Many of us have been cooking and creating recipes during lockdown. This is a super risotto.
Here is another recipe from Bill Sewell which is easy and satisfying. As you say. 'This is the most delicious and comforting dish for leftover roast chicken. In fact I’d never make it unless I had leftover roast chicken. Surprisingly it doesn’t really matter how much meat you’ve left on the bird.'
It will be a richer dish with more chopped chicken stirred in but it’s equally (although differently) good when it’s closer to being a straightforward leek and lemon risotto.
Like a lot of simple dishes it can be delicious or it can be dull and the difference is in the detail. So the key things are:
Make the stock the day before – ideally overnight. Make it part of your routine to strip the meat off and put the stock on when you’re clearing up your roast dinner. That takes the stress out of making the risotto the next day.
Cook the leeks separately from the risotto. If you cook them in with the risotto you’re almost certain to overcook them.
Use enough liquid . Risotto should end up creamy and unctuous – more like tinned rice pudding that Batchelors savoury rice (to use two rather unsavoury comparisons)
The rice should be firm but cooked. I’m not sure which is worse: hard undercooked rice or disintegrating overcooked slop. I’ve eaten both in supposedly excellent restaurants. The only way to check when it’s ready is to keep tasting.
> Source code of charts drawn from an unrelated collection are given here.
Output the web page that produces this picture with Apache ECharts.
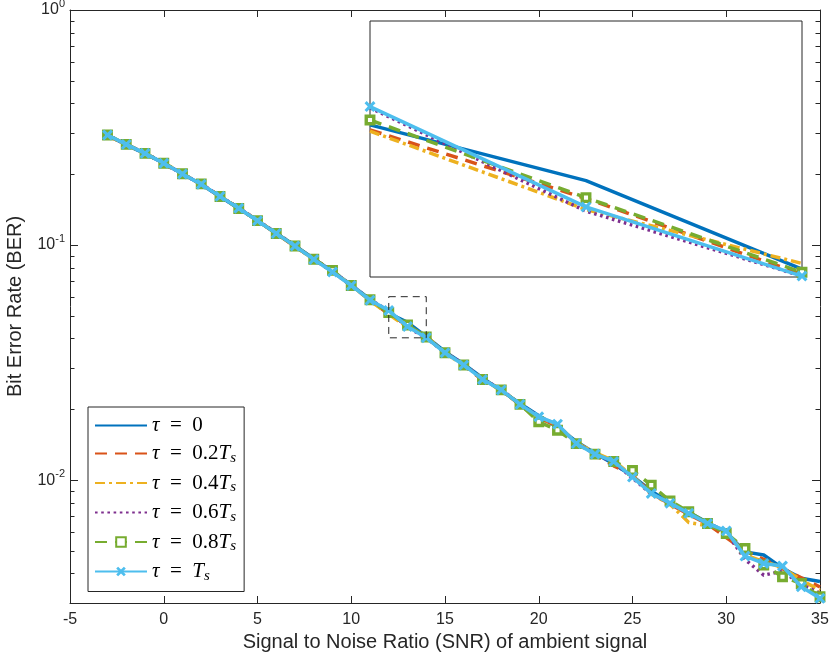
<!DOCTYPE html>
<html><head><meta charset="utf-8">
<script src="https://cdn.jsdelivr.net/npm/echarts@6/dist/echarts.min.js"></script>
<style>html,body{margin:0;padding:0;background:#fff}#c{width:830px;height:654px}</style>
</head><body><div id="c"></div>
<script>
// ---- data ----
const snr = [-3,-2,-1,0,1,2,3,4,5,6,7,8,9,10,11,12,13,14,15,16,17,18,19,20,21,22,23,24,25,26,27,28,29,30,31,32,33,34,35];
const berTau0   = [0.293,0.267,0.245,0.223,0.201,0.181,0.161,0.143,0.127,0.112,0.0995,0.0875,0.0772,0.0676,0.0588,0.0512,0.0469,0.0408,0.0352,0.0311,0.0272,0.0240,0.0212,0.0188,0.0168,0.0146,0.0130,0.0117,0.0104,0.00900,0.00800,0.00730,0.00660,0.00600,0.00495,0.00480,0.00422,0.00382,0.00370];
const berTau02  = [0.292,0.268,0.246,0.222,0.200,0.182,0.161,0.144,0.127,0.112,0.0985,0.0872,0.0775,0.0670,0.0585,0.0508,0.0456,0.04047,0.0350,0.0308,0.0266,0.0244,0.0208,0.0184,0.0170,0.0145,0.0128,0.0115,0.0105,0.00880,0.00790,0.00715,0.00650,0.00570,0.00500,0.00460,0.00420,0.00384,0.00351];
const berTau04  = [0.293,0.267,0.245,0.224,0.201,0.181,0.162,0.143,0.127,0.112,0.0990,0.0868,0.0770,0.0675,0.0580,0.0507,0.04482,0.04117,0.0345,0.0310,0.0270,0.0240,0.0211,0.0185,0.0172,0.0144,0.0131,0.0121,0.0104,0.00870,0.00790,0.00660,0.00640,0.00610,0.00480,0.00450,0.00425,0.00375,0.00340];
const berTau06  = [0.294,0.268,0.246,0.223,0.200,0.182,0.161,0.144,0.127,0.113,0.0990,0.0870,0.0770,0.0675,0.0585,0.0526,0.0447,0.04036,0.0348,0.0312,0.0268,0.0244,0.0209,0.0187,0.0171,0.0144,0.0129,0.0119,0.0102,0.00875,0.00800,0.00720,0.00660,0.00600,0.00460,0.00394,0.00410,0.00360,0.00330];
const berTau08  = [0.294,0.268,0.2455,0.223,0.201,0.182,0.161,0.143,0.127,0.112,0.0990,0.0870,0.0780,0.0673,0.0585,0.0516,0.04566,0.0406,0.0348,0.0309,0.0268,0.0242,0.0210,0.0177,0.0163,0.0143,0.0129,0.0120,0.0110,0.00952,0.00816,0.00733,0.00654,0.00593,0.00512,0.00435,0.00388,0.00363,0.00319];
const berTauTs  = [0.294,0.268,0.2455,0.2228,0.2005,0.1813,0.1611,0.1433,0.1269,0.1121,0.0990,0.0869,0.0768,0.0673,0.0583,0.0527,0.0450,0.04036,0.0348,0.0309,0.0268,0.0242,0.0210,0.0186,0.0173,0.0143,0.0129,0.0120,0.0103,0.00878,0.00798,0.00722,0.00654,0.00608,0.00475,0.00442,0.00431,0.00352,0.00314];
const seriesNames = ['τ = 0','τ = 0.2Ts','τ = 0.4Ts','τ = 0.6Ts','τ = 0.8Ts','τ = Ts'];
const xTicks = [-5,0,5,10,15,20,25,30,35];
const yMajorTicks = [0.01,0.1,1];
const yMinorTicks = [0.004,0.005,0.006,0.007,0.008,0.009,0.02,0.03,0.04,0.05,0.06,0.07,0.08,0.09,0.2,0.3,0.4,0.5,0.6,0.7,0.8,0.9];
const zoomX = [12,14];
const zoomY = [0.0403,0.0603];

// ---- styles ----
const colors = ['#0072BD','#D95319','#EDB120','#7E2F8E','#77AC30','#4DBEEE'];
const dashes = ['solid',[12,8],[10,4,3,4],[2.6,3.6],[12,8],'solid'];
const allData = [berTau0,berTau02,berTau04,berTau06,berTau08,berTauTs];
const axisColor = '#262626';
const xMarker = 'path://M2,0L5,3L8,0L10,2L7,5L10,8L8,10L5,7L2,10L0,8L3,5L0,2Z';
const LW = 3.5;

function pairs(arr, lo, hi){
  const out=[];
  for(let i=0;i<snr.length;i++){ if(snr[i]>=lo && snr[i]<=hi) out.push([snr[i],arr[i]]); }
  return out;
}
function makeSeries(k, xi, yi, lo, hi, inLegend){
  const s = {
    type:'line', name: inLegend ? seriesNames[k] : seriesNames[k]+' (zoom)',
    xAxisIndex:xi, yAxisIndex:yi,
    data: pairs(allData[k], lo, hi),
    lineStyle:{color:colors[k], width:LW, type:dashes[k]},
    itemStyle:{color:colors[k]},
    symbol:'none', animation:false, silent:true, z: (inLegend?2:20)+k
  };
  if(k===4){ s.symbol='rect'; s.symbolSize=7.5; s.itemStyle={color:'#fff',borderColor:colors[4],borderWidth:3.4}; }
  if(k===5){ s.symbol=xMarker; s.symbolSize=11; s.itemStyle={color:colors[5]}; }
  return s;
}

const series = [];
for(let k=0;k<6;k++) series.push(makeSeries(k,0,0,-100,100,true));
series[0].markArea = {silent:true, z:30, itemStyle:{color:'rgba(0,0,0,0)',borderColor:axisColor,borderWidth:1,borderType:[7,5]},
  data:[[{coord:[zoomX[0],zoomY[1]]},{coord:[zoomX[1],zoomY[0]]}]]};
for(let k=0;k<6;k++) series.push(makeSeries(k,2,4,zoomX[0],zoomX[1],false));

function yAx(position, ticks, len, showLabel, showLine){
  return {type:'log', logBase:10, gridIndex:0, min:0.003, max:1, position:position,
    axisLine:{show:showLine, onZero:false, lineStyle:{color:axisColor,width:1}},
    axisTick:{show:true, inside:true, length:len, customValues:ticks, lineStyle:{color:axisColor,width:1}},
    axisLabel:{show:showLabel, customValues:yMajorTicks, margin:5,
      formatter:function(v){ const e=Math.round(Math.log10(v)); return '{b|10}{s|'+e+'}'; },
      rich:{b:{fontFamily:'Liberation Sans',fontSize:16,color:axisColor}, s:{fontFamily:'Liberation Sans',fontSize:11,color:axisColor,padding:[0,0,12,0]}}},
    splitLine:{show:false}, minorTick:{show:false}};
}

const hiddenSym = {color:'rgba(0,0,0,0)', borderWidth:0, opacity:0};
const option = {
  backgroundColor:'#fff',
  animation:false,
  grid:[
    {left:70, right:10, top:10, bottom:51, show:false, containLabel:false, outerBoundsMode:'none'},
    {left:370, top:21, width:432, height:256, show:true, backgroundColor:'#fff', borderColor:axisColor, borderWidth:1, z:10, containLabel:false, outerBoundsMode:'none'}
  ],
  xAxis:[
    {type:'value', gridIndex:0, min:-5, max:35, interval:5, position:'bottom',
      name:'Signal to Noise Ratio (SNR) of ambient signal', nameLocation:'middle', nameGap:24,
      nameTextStyle:{fontFamily:'Liberation Sans', fontSize:20, color:axisColor},
      axisLine:{onZero:false, lineStyle:{color:axisColor,width:1}},
      axisTick:{inside:true,length:7,lineStyle:{color:axisColor}},
      axisLabel:{margin:9, fontFamily:'Liberation Sans', fontSize:16, color:axisColor}, splitLine:{show:false}},
    {type:'value', gridIndex:0, min:-5, max:35, interval:5, position:'top',
      axisLine:{onZero:false, lineStyle:{color:axisColor,width:1}},
      axisTick:{inside:true,length:7,lineStyle:{color:axisColor}},
      axisLabel:{show:false}, splitLine:{show:false}},
    {type:'value', gridIndex:1, min:zoomX[0], max:zoomX[1], show:false, splitLine:{show:false}}
  ],
  yAxis:[
    Object.assign(yAx('left', yMajorTicks, 8, true, true), {name:'Bit Error Rate (BER)', nameLocation:'middle', nameGap:45,
      nameTextStyle:{fontFamily:'Liberation Sans', fontSize:20, color:axisColor}}),
    yAx('left', yMinorTicks, 4.5, false, false),
    yAx('right', yMajorTicks, 8, false, true),
    yAx('right', yMinorTicks, 4.5, false, false),
    {type:'log', logBase:10, gridIndex:1, min:zoomY[0], max:zoomY[1], show:false, splitLine:{show:false}}
  ],
  legend:{
    data:[
      {name:seriesNames[0], itemStyle:hiddenSym},
      {name:seriesNames[1], itemStyle:hiddenSym},
      {name:seriesNames[2], itemStyle:hiddenSym},
      {name:seriesNames[3], itemStyle:hiddenSym},
      {name:seriesNames[4]},
      {name:seriesNames[5]}
    ],
    orient:'vertical', left:88, top:407,
    backgroundColor:'#fff', borderColor:axisColor, borderWidth:1,
    padding:[8,8,8,6], itemGap:7, itemWidth:52, itemHeight:12,
    selectedMode:false, z:40,
    formatter:function(n){
      if(n==='τ = 0') return '{i|τ}{r|\u2002=\u20020}';
      if(n==='τ = Ts') return '{i|τ}{r|\u2002=\u2002}{i|T}{s|s}';
      const num = n.replace('τ = ','').replace('Ts','');
      return '{i|τ}{r|\u2002=\u2002'+num+'}{i|T}{s|s}';
    },
    textStyle:{rich:{
      i:{fontFamily:'Liberation Serif',fontStyle:'italic',fontSize:21,color:'#000',lineHeight:22},
      r:{fontFamily:'Liberation Serif',fontSize:21,color:'#000',lineHeight:22},
      s:{fontFamily:'Liberation Serif',fontStyle:'italic',fontSize:15,color:'#000',padding:[9,0,0,0]}
    }}
  },
  series:series
};
const chart = echarts.init(document.getElementById('c'), null, {renderer:'canvas'});
chart.setOption(option);
</script>
</body></html>
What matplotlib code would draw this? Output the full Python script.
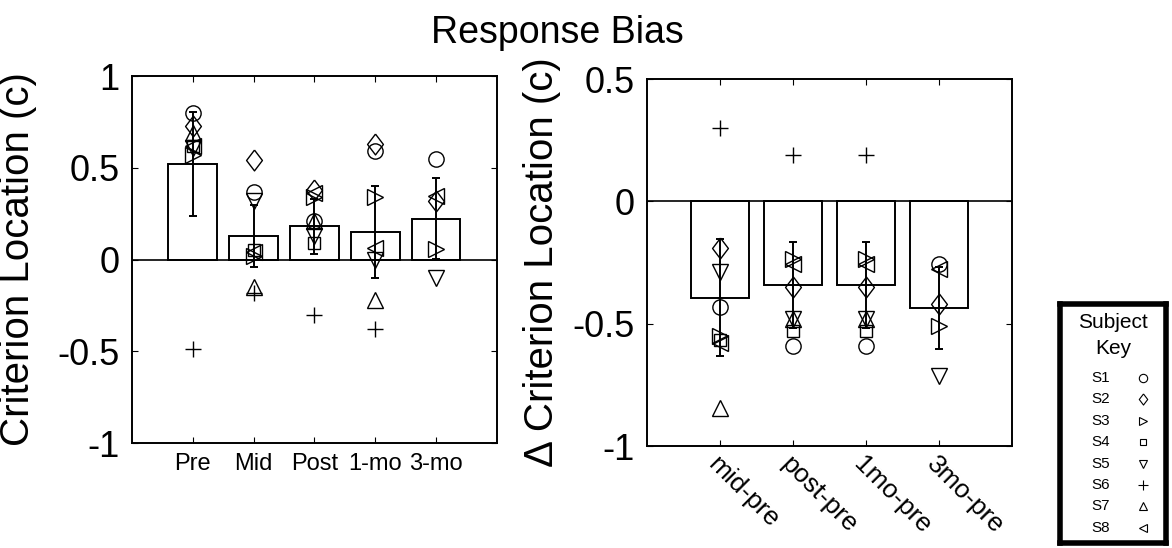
import numpy as np
import matplotlib
matplotlib.use("Agg")
import matplotlib.pyplot as plt

plt.rcParams['font.family'] = ['Liberation Sans', 'DejaVu Sans']
plt.rcParams['axes.unicode_minus'] = False

# per-subject criterion values, NaN where the session is missing
sessions = ["Pre", "Mid", "Post", "1-mo", "3-mo"]
subjects = ["S1", "S2", "S3", "S4", "S5", "S6", "S7", "S8"]
nan = np.nan

s1 = [0.80, 0.37, 0.21, 0.59, 0.545]
s2 = [0.73, 0.54, 0.38, 0.63, 0.32]
s3 = [0.57, 0.02, 0.34, 0.34, 0.055]
s4 = [0.62, 0.05, 0.09, nan, nan]
s5 = [0.61, 0.32, 0.13, 0.00, -0.10]
s6 = [-0.49, -0.18, -0.30, -0.38, nan]
s7 = [0.69, -0.15, 0.21, -0.22, nan]
s8 = [0.62, 0.04, 0.36, 0.06, 0.345]

bar_means = [0.52, 0.127, 0.18, 0.15, 0.223]
bar_errs  = [0.285, 0.17, 0.148, 0.25, 0.222]

# change from pre
diff_labels = ["mid-pre", "post-pre", "1mo-pre", "3mo-pre"]
d1 = [-0.43, -0.59, -0.59, -0.255]
d2 = [-0.19, -0.35, -0.35, -0.42]
d3 = [-0.55, -0.235, -0.235, -0.51]
d4 = [-0.565, -0.53, -0.53, nan]
d5 = [-0.29, -0.48, -0.48, -0.715]
d6 = [0.30, 0.19, 0.19, nan]
d7 = [-0.845, -0.48, -0.48, nan]
d8 = [-0.58, -0.255, -0.255, -0.275]

diff_means = [-0.393, -0.343, -0.343, -0.435]
diff_errs  = [0.24, 0.175, 0.175, 0.167]

# diamond a bit wider than matplotlib's thin 'd'
diamond = [(0, 1), (0.76, 0), (0, -1), (-0.76, 0), (0, 1)]
markers = ['o', diamond, '>', 's', 'v', '+', '^', '<']
sizes   = [11, 15, 11, 8, 11, 12, 11, 11]
key_sizes = [6, 8, 6, 5, 6, 7, 6, 6]


def draw_panel(ax, means, errs, subject_rows):
    x = np.arange(1, len(means) + 1)
    ax.bar(x, means, width=0.8, color='white', edgecolor='black', linewidth=1.4, zorder=2)
    ax.errorbar(x, means, yerr=errs, fmt='none', ecolor='black', elinewidth=1.4,
                capsize=3, capthick=1.4, zorder=3)
    for row, m, ms in zip(subject_rows, markers, sizes):
        ax.plot(x, row, linestyle='none', marker=m, markersize=ms,
                markerfacecolor='none', markeredgecolor='black', markeredgewidth=1.0,
                zorder=4)
    ax.axhline(0, color='black', linewidth=1.2, zorder=2.5)
    ax.set_xlim(0, len(means) + 1)
    ax.set_xticks(x)
    ax.tick_params(direction='in', length=4, top=True, right=True, width=0.8)
    ax.tick_params(axis='y', labelsize=26, pad=9)
    for sp in ax.spines.values():
        sp.set_linewidth(1.4)


fig = plt.figure(figsize=(11.72, 5.48), dpi=100)

ax1 = fig.add_axes([0.1126, 0.1916, 0.3114, 0.6697])
draw_panel(ax1, bar_means, bar_errs, [s1, s2, s3, s4, s5, s6, s7, s8])
ax1.set_ylim(-1, 1)
ax1.set_yticks([-1, -0.5, 0, 0.5, 1])
ax1.set_yticklabels(["-1", "-0.5", "0", "0.5", "1"])
ax1.set_xticklabels(sessions, fontsize=17)
ax1.tick_params(axis='x', pad=7)
ax1.set_ylabel("Criterion Location (c)", fontsize=29)
ax1.yaxis.set_label_coords(-0.26, 0.5)

ax2 = fig.add_axes([0.552, 0.1861, 0.3114, 0.6697])
draw_panel(ax2, diff_means, diff_errs, [d1, d2, d3, d4, d5, d6, d7, d8])
ax2.set_ylim(-1, 0.5)
ax2.set_yticks([-1, -0.5, 0, 0.5])
ax2.set_yticklabels(["-1", "-0.5", "0", "0.5"])
ax2.set_xticklabels(diff_labels, fontsize=19, rotation=-45, ha='left', va='top',
                    rotation_mode='anchor')
ax2.tick_params(axis='x', pad=4)
ax2.set_ylabel("\u0394 Criterion Location (c)", fontsize=29)
ax2.yaxis.set_label_coords(-0.236, 0.5)

fig.text(557 / 1172, 1 - 33 / 548, "Response Bias", fontsize=27, ha='center', va='center')

# subject key box
key = fig.add_axes([1060 / 1172, 1 - 543 / 548, 106 / 1172, 239 / 548])
key.set_xlim(0, 1)
key.set_ylim(0, 1)
key.set_xticks([])
key.set_yticks([])
for sp in key.spines.values():
    sp.set_linewidth(4)
key.text(0.5, (543 - 322) / 239, "Subject", fontsize=15, ha='center', va='center')
key.text(0.5, (543 - 349) / 239, "Key", fontsize=15, ha='center', va='center')
for i, (name, m, ms) in enumerate(zip(subjects, markers, key_sizes)):
    yy = (543 - (378 + 21.4 * i)) / 239
    key.text(0.30, yy, name, fontsize=11, ha='left', va='center')
    key.plot([0.78], [yy], linestyle='none', marker=m, markersize=ms,
             markerfacecolor='none', markeredgecolor='black', markeredgewidth=0.8)

fig.savefig("out.png", dpi=100)
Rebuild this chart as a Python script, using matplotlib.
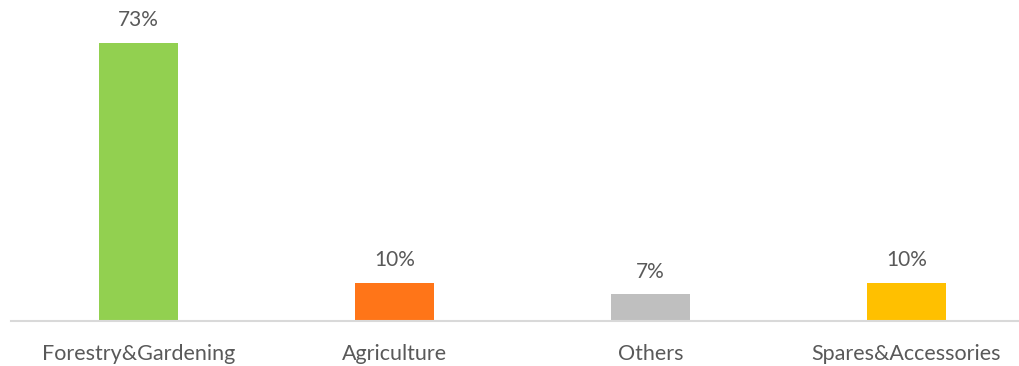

It’s certainly a better dish made with your own stock, but if you’re short of time you’ll still have a very decent meal by using a stock cube.
INGREDIENTS
Serves 4
- A partially eaten roast chicken.
- 300g risotto rice
- 400g leeks, halved, sliced 1cm, and thoroughly washed and drained
- 100ml white wine
- 50g butter
- A couple of sprigs of fresh thyme, stripped
- 100g parmesan (maybe less if you’ve got lots of chicken bits)
- ½ lemon (zest and juice) – if you like it very lemony, which I do, you can use a whole lemon
METHOD
- Strip the chicken of all the meat. Roughly chop it and set aside.
- Break up the chicken carcass and put it an ovenproof lidded pot. Just cover with water. Bring to the boil and then put in to a very low oven (110C) overnight. If you have an Aga or similar the simmering oven is perfect for this. In the morning drain the stock and reserve.
- About half an hour before you’re ready to eat start cooking the risotto. Heat the stock to around boiling and keep near the place where you’re going to cook the risotto.
- Put the rice in a heavy-bottomed pan on a medium heat and stir it around for a couple of minutes. Then start adding the hot stock, stirring very regularly. As one ladle of stock is absorbed you can add the next one.
- Whilst the risotto is beginning to cook in another lidded pan put the leeks, white wine, butter and fresh thyme leaves. Cook on a very low heat with the lid on for five or more minutes until the leeks are barely tender. Add the chopped chicken and continue to warm gently until the chicken pieces are hot.
- When the rice is just cooked and the latest ladle of liquid nearly all absorbed add the leeks with their buttery/winey liquid and the juice and zest of the lemon. Check the seasoning and add salt and pepper as necessary. Stir well and then add half the grated parmesan. Serve at once – risotto doesn’t like to be kept waiting.